Unfortunately, I've had to basically train myself to not get really sentimental over anything, since I've learned from lifelong experience that nothing is ours forever, and the more sentimentality you have tied to something, the more it hurts to lose it or have to let go - and believe me, there are certain places I've lived that I've really loved, so to have to move out of them and move somewhere else that wasn't as pleasant was certainly a depressing experience to say the least . . . I can remember hating one house we lived in so much, that any chance to get out of the house (school, church, a trip to the grocery store, going out to eat, running errands, anything of the sort), I would jump at the chance, and any time either of my parents would say it was time to go home, I'd actually think in the back of my mind please no, I don't want to go home.

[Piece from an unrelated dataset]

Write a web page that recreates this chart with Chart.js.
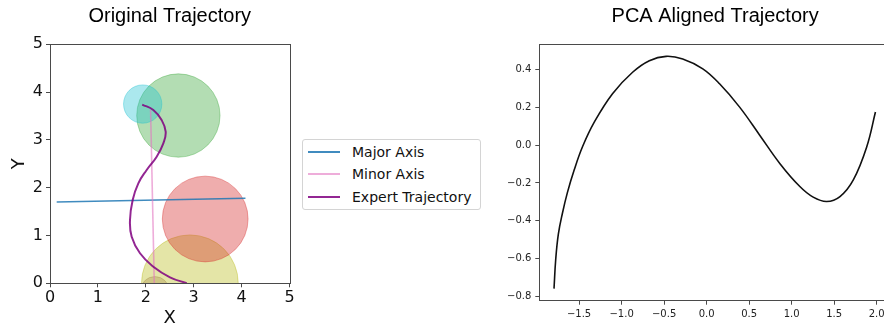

And the thing of it is, this was actually a really nice house, I won't lie: nice spacious living room, a huge kitchen you could actually move around in, a screened-in back porch, my parents' room was huge and their master bath had a walk-in shower and even a big bath tub . . . but then the bedrooms on the opposite side of the house were so ridiculously tiny, I had almost no space to walk in my room, and I basically had to split my bedroom into two just to fit my furniture and such somewhere. On top of that, it was in one of those kinds of subdivisions you see depicted in OVER THE HEDGE, where there's hundreds of houses that look the same, all just inches apart, giving off that really uninviting and impersonal feeling . . . and the subdivision was kind of tucked away from much of the rest of town, so it really felt like living in an isolation bubble.
Ironically, I was actually finally starting to get used and adjusted to the place when we ended up having to move out again, but still, when that happened, I genuinely considered it a blessing in disguise.